Absent fact, people speculate...
Why I am passionate about domestic violence awareness and prevention
In my early twenties, I gave 5 years of my life to domestic violence. I say “gave” because, as an adult, I made choices that placed me in a dangerous situation. At the time, I stayed silent. And absent fact, people speculate.
In my case, those around me did not know what was really going on in my life – only the bits I was unable to keep secret. They speculated that my situation must not have been too bad, that I must have been ok with it, and even that I must have liked what was happening. The fact is: I never accepted, let alone liked, the escalating violence, sexual assaults, or isolation I experienced. I never liked the increasing hyper-vigilance that became a habit because my home, the place that should have been my sanctuary, was the most dangerous place in my world. I stand in my truth every day knowing these facts.
People assume they can look in my hazel eyes and know what inspires me to be passionate about ending domestic violence. Absent fact, people speculate. They speculate that because of my personal experience I want to help someone else; true, but that's not really what motivates me. The fact is: last year I found out that my ex-husband had been convicted of a crime, was incarcerated, and added to the sex offender registry. I found out that his crime was a sexual act against child under the age of fourteen.
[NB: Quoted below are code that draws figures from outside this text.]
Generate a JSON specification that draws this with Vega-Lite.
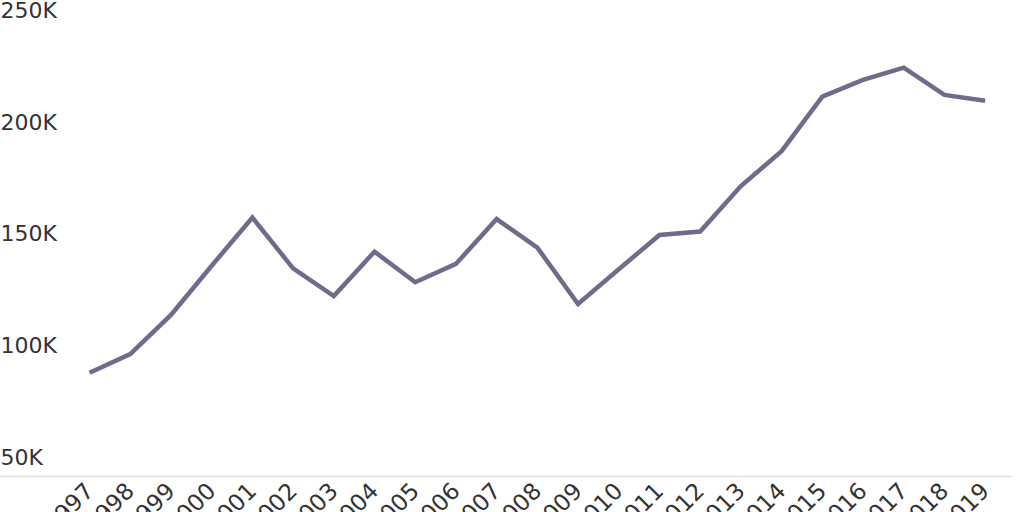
{
  "$schema": "https://vega.github.io/schema/vega-lite/v6.json",
  "width": 1012,
  "height": 476,
  "autosize": {"type": "none"},
  "padding": {"left": 0, "top": 0, "right": 12, "bottom": 36},
  "background": "white",
  "config": {"view": {"stroke": null}},
  "data": {
    "values": [
      {"year": 1997, "value": 96300},
      {"year": 1998, "value": 104700},
      {"year": 1999, "value": 122200},
      {"year": 2000, "value": 144300},
      {"year": 2001, "value": 165900},
      {"year": 2002, "value": 143100},
      {"year": 2003, "value": 130700},
      {"year": 2004, "value": 150600},
      {"year": 2005, "value": 136900},
      {"year": 2006, "value": 145100},
      {"year": 2007, "value": 165200},
      {"year": 2008, "value": 152400},
      {"year": 2009, "value": 127100},
      {"year": 2010, "value": 142700},
      {"year": 2011, "value": 158100},
      {"year": 2012, "value": 159600},
      {"year": 2013, "value": 180000},
      {"year": 2014, "value": 195700},
      {"year": 2015, "value": 220100},
      {"year": 2016, "value": 227600},
      {"year": 2017, "value": 233100},
      {"year": 2018, "value": 220900},
      {"year": 2019, "value": 218300}
    ]
  },
  "mark": {"type": "line", "color": "#706a8c", "strokeWidth": 4.5, "strokeJoin": "miter", "strokeCap": "butt"},
  "encoding": {
    "x": {
      "field": "year",
      "type": "quantitative",
      "scale": {"domain": [1994.8, 2019.66], "nice": false, "zero": false},
      "axis": {
        "title": null,
        "values": [1997,1998,1999,2000,2001,2002,2003,2004,2005,2006,2007,2008,2009,2010,2011,2012,2013,2014,2015,2016,2017,2018,2019],
        "format": "d",
        "labelAngle": -45,
        "labelAlign": "right",
        "labelBaseline": "middle",
        "labelFontSize": 23,
        "labelFont": "DejaVu Sans",
        "labelColor": "#333333",
        "labelPadding": 11,
        "labelOverlap": false,
        "labelFlush": false,
        "ticks": false,
        "grid": false,
        "domain": true,
        "domainColor": "#e0e0e0",
        "domainWidth": 1.5
      }
    },
    "y": {
      "field": "value",
      "type": "quantitative",
      "scale": {"domain": [50000, 263450], "nice": false, "zero": false},
      "axis": {
        "title": null,
        "values": [50000, 100000, 150000, 200000, 250000],
        "labelExpr": "format(datum.value / 1000, 'd') + 'K'",
        "labelAlign": "left",
        "labelBaseline": "middle",
        "labelOffset": -19,
        "labelPadding": 0,
        "labelFontSize": 22,
        "labelFont": "DejaVu Sans",
        "labelColor": "#333333",
        "labelFlush": false,
        "labelOverlap": false,
        "ticks": false,
        "grid": false,
        "domain": false
      }
    }
  }
}
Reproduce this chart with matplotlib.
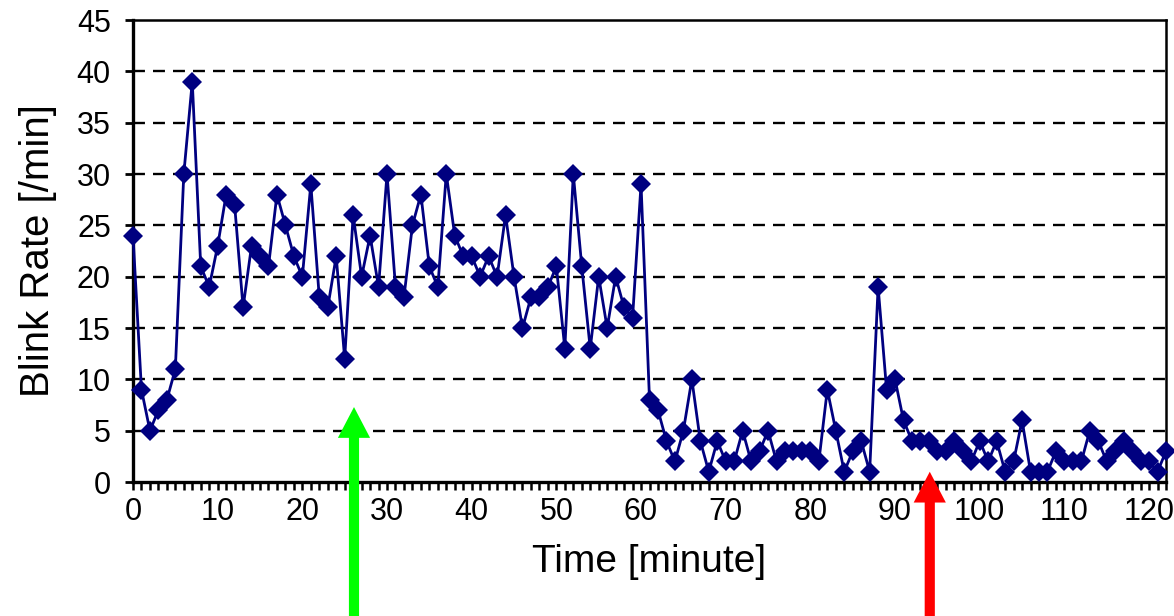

Today, I am passionate about ending domestic violence for that girl who was too young to make choices or defend herself. For that girl whose future was irrevocably changed. For that girl I will never know but I see in the faces of other young girls. I will stop when I have either done enough or when the burden becomes unbearable, but I will not stop today.
I know first-hand that absent the facts, people will speculate. My call to action for you is to stop speculating about domestic violence. Arm yourself with facts, and fight to find the truth beneath the surface. Join the effort to end domestic violence and build a future where there are no more stories like mine, like hers.
Domestic violence flourishes in silence – break the silence, take action, and stop the violence.